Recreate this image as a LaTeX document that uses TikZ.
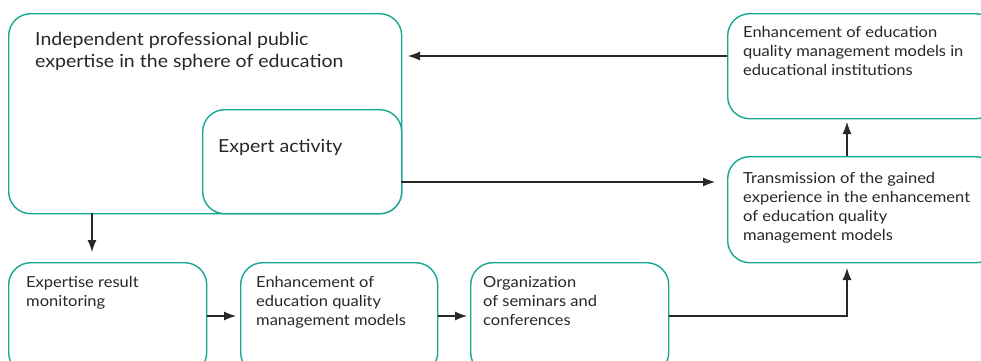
\documentclass[tikz,border=0pt]{standalone}
\usepackage{fontspec}
\setmainfont{Lato}[FakeStretch=1.085]
\usetikzlibrary{arrows.meta}
\definecolor{frame}{RGB}{22,166,146}
\definecolor{ink}{RGB}{40,40,40}
\tikzset{
  box/.style={draw=frame, line width=1.4pt, rounded corners=22pt, fill=white,
    anchor=north west, inner sep=0pt},
  bigtxt/.style={anchor=north west, inner sep=0pt, align=left, text=ink,
    font=\fontsize{18}{22}\selectfont},
  smalltxt/.style={anchor=north west, inner sep=0pt, align=left, text=ink,
    font=\fontsize{15.2}{19}\selectfont},
  link/.style={draw=ink, line width=1.1pt, -{Latex[length=12pt,width=9pt]}},
}
\begin{document}
\begin{tikzpicture}[x=1pt,y=1pt]
\useasboundingbox (0,0) rectangle (981,-360);
\clip (0,0) rectangle (981,-360);

% boxes
\node[box, minimum width=393pt, minimum height=200pt] (main) at (8,-13) {};
\node[box, minimum width=199pt, minimum height=104pt] (expert) at (202,-109) {};
\node[box, minimum width=270pt, minimum height=105pt] (inst) at (727,-13) {};
\node[box, minimum width=270pt, minimum height=106pt] (trans) at (727,-156) {};
\node[box, minimum width=198pt, minimum height=112pt] (monit) at (8,-262) {};
\node[box, minimum width=197pt, minimum height=112pt] (enh) at (240,-262) {};
\node[box, minimum width=198pt, minimum height=112pt] (org) at (470,-262) {};

% texts
\node[bigtxt] (tmain) at ([shift={(27,-19)}]main.north west)
  {Independent professional public\\expertise in the sphere of education};
\node[bigtxt] (texpert) at ([shift={(16,-30)}]expert.north west) {Expert activity};
\node[smalltxt] (tinst) at ([shift={(16,-13)}]inst.north west)
  {Enhancement of education\\quality management models in\\educational institutions};
\node[smalltxt] (ttrans) at ([shift={(16,-16)}]trans.north west)
  {Transmission of the gained\\experience in the enhancement\\of education quality\\management models};
\node[smalltxt] (tmonit) at ([shift={(18,-14)}]monit.north west)
  {Expertise result\\monitoring};
\node[smalltxt] (tenh) at ([shift={(16,-14)}]enh.north west)
  {Enhancement of\\education quality\\management models};
\node[smalltxt] (torg) at ([shift={(13,-14)}]org.north west)
  {Organization\\of seminars and\\conferences};

% connectors
\coordinate (instL) at (727,-56);
\coordinate (mainR) at (401,-56);
\draw[link, shorten >=7pt] (instL) -- (mainR);
\coordinate (expR) at (401,-182);
\coordinate (transL) at (727,-182);
\draw[link, shorten >=12pt] (expR) -- (transL);
\coordinate (mainB) at (92,-213);
\coordinate (monitT) at (92,-262);
\draw[link, shorten >=10pt] (mainB) -- (monitT);
\draw[link, shorten >=4pt] (monit.east |- 0,-316) -- (enh.west |- 0,-316);
\draw[link, shorten >=3pt] (enh.east |- 0,-316) -- (org.west |- 0,-316);
\coordinate (transB) at (847,-262);
\draw[link, shorten >=6pt] (org.east |- 0,-316) -| (transB);
\coordinate (transT) at (847,-156);
\coordinate (instB) at (847,-118);
\draw[link, shorten >=4pt] (transT) -- (instB);
\end{tikzpicture}
\end{document}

┄┄┄┄┄┄┄┄┄┄

Transcribe exactly, with no pictures, the lines running from the first line of the material through the line holding "minimum height=112pt] (org)".

Reply:
Recreate this image as a LaTeX document that uses TikZ.
\documentclass[tikz,border=0pt]{standalone}
\usepackage{fontspec}
\setmainfont{Lato}[FakeStretch=1.085]
\usetikzlibrary{arrows.meta}
\definecolor{frame}{RGB}{22,166,146}
\definecolor{ink}{RGB}{40,40,40}
\tikzset{
  box/.style={draw=frame, line width=1.4pt, rounded corners=22pt, fill=white,
    anchor=north west, inner sep=0pt},
  bigtxt/.style={anchor=north west, inner sep=0pt, align=left, text=ink,
    font=\fontsize{18}{22}\selectfont},
  smalltxt/.style={anchor=north west, inner sep=0pt, align=left, text=ink,
    font=\fontsize{15.2}{19}\selectfont},
  link/.style={draw=ink, line width=1.1pt, -{Latex[length=12pt,width=9pt]}},
}
\begin{document}
\begin{tikzpicture}[x=1pt,y=1pt]
\useasboundingbox (0,0) rectangle (981,-360);
\clip (0,0) rectangle (981,-360);

% boxes
\node[box, minimum width=393pt, minimum height=200pt] (main) at (8,-13) {};
\node[box, minimum width=199pt, minimum height=104pt] (expert) at (202,-109) {};
\node[box, minimum width=270pt, minimum height=105pt] (inst) at (727,-13) {};
\node[box, minimum width=270pt, minimum height=106pt] (trans) at (727,-156) {};
\node[box, minimum width=198pt, minimum height=112pt] (monit) at (8,-262) {};
\node[box, minimum width=197pt, minimum height=112pt] (enh) at (240,-262) {};
\node[box, minimum width=198pt, minimum height=112pt] (org) at (470,-262) {};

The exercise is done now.